--- begin Source material ---

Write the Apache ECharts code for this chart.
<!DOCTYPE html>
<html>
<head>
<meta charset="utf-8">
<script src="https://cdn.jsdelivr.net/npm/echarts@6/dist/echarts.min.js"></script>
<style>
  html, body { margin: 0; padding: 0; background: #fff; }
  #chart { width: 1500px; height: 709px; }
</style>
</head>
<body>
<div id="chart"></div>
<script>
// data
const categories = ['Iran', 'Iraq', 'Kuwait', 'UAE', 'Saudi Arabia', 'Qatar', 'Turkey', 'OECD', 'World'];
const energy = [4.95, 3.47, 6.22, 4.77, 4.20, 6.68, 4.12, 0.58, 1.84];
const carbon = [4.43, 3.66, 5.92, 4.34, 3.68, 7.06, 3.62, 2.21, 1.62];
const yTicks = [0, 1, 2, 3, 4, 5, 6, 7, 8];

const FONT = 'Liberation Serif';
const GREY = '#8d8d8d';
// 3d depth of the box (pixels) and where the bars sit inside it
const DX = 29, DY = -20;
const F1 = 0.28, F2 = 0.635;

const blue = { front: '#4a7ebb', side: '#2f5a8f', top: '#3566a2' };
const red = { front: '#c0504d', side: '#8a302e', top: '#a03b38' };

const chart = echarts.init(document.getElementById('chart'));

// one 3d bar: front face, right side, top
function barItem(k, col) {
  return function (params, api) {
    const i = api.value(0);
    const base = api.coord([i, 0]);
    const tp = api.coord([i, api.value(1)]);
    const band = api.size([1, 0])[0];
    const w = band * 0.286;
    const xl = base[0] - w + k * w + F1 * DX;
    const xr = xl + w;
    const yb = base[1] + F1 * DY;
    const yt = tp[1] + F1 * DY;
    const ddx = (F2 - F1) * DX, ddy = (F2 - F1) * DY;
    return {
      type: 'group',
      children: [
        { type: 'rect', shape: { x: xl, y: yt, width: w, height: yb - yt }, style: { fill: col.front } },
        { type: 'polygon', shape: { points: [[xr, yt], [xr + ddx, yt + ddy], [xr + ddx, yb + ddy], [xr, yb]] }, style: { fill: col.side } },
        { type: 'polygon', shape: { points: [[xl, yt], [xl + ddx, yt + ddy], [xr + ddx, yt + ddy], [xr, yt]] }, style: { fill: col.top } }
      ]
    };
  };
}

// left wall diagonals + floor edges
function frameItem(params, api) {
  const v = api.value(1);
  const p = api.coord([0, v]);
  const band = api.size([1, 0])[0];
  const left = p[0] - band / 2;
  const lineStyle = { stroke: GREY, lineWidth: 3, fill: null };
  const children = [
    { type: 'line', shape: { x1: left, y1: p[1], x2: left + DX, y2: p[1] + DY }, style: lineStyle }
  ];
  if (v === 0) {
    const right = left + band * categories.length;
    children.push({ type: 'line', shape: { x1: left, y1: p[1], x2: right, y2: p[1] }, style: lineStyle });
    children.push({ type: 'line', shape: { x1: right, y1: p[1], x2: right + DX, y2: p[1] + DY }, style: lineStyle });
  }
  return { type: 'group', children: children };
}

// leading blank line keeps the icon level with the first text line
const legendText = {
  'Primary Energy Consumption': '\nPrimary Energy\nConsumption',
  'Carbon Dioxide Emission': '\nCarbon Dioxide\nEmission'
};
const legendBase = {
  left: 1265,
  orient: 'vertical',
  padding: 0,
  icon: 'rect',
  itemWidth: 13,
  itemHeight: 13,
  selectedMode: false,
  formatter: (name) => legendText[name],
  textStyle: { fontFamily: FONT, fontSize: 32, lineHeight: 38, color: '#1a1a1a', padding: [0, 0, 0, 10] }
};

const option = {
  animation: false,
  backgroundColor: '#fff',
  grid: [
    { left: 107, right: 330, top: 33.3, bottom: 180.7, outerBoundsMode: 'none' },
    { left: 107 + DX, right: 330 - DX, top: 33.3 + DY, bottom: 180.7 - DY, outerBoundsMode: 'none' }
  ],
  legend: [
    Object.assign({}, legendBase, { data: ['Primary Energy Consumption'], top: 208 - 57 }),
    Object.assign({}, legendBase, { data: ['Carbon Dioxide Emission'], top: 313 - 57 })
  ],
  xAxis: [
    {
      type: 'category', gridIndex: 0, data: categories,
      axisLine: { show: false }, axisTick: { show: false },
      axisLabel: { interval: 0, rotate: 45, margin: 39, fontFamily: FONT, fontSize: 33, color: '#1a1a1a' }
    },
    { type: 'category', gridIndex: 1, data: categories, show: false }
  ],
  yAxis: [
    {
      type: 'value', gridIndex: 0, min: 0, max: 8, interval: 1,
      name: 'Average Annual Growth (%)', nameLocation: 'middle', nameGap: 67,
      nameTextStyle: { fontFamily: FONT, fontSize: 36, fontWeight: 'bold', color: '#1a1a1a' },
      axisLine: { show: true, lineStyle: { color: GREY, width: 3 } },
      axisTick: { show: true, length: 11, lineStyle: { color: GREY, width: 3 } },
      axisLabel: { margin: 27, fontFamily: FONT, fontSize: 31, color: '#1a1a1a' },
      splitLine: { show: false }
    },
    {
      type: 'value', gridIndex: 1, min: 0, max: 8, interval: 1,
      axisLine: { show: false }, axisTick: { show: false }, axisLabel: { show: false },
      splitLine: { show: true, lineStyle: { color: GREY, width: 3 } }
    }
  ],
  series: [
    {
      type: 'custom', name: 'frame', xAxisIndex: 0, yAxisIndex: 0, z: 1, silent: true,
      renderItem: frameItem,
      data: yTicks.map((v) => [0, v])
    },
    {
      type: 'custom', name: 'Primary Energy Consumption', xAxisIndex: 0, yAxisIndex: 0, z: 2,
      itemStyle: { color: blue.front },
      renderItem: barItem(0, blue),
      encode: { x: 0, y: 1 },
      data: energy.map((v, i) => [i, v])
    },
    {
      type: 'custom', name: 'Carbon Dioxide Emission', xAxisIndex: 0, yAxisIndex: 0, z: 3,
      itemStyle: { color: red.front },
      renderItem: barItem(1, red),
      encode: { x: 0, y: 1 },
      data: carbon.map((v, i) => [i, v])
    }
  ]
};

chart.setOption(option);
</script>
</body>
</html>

--- end Source material ---

## What this task involves
Repeat exactly, please, each line from the beginning of the data through the line with "const yTicks = [0, 1, 2, 3, 4, 5, 6, 7, 8];" in it, and only those lines.

## Output
Write the Apache ECharts code for this chart.
<!DOCTYPE html>
<html>
<head>
<meta charset="utf-8">
<script src="https://cdn.jsdelivr.net/npm/echarts@6/dist/echarts.min.js"></script>
<style>
  html, body { margin: 0; padding: 0; background: #fff; }
  #chart { width: 1500px; height: 709px; }
</style>
</head>
<body>
<div id="chart"></div>
<script>
// data
const categories = ['Iran', 'Iraq', 'Kuwait', 'UAE', 'Saudi Arabia', 'Qatar', 'Turkey', 'OECD', 'World'];
const energy = [4.95, 3.47, 6.22, 4.77, 4.20, 6.68, 4.12, 0.58, 1.84];
const carbon = [4.43, 3.66, 5.92, 4.34, 3.68, 7.06, 3.62, 2.21, 1.62];
const yTicks = [0, 1, 2, 3, 4, 5, 6, 7, 8];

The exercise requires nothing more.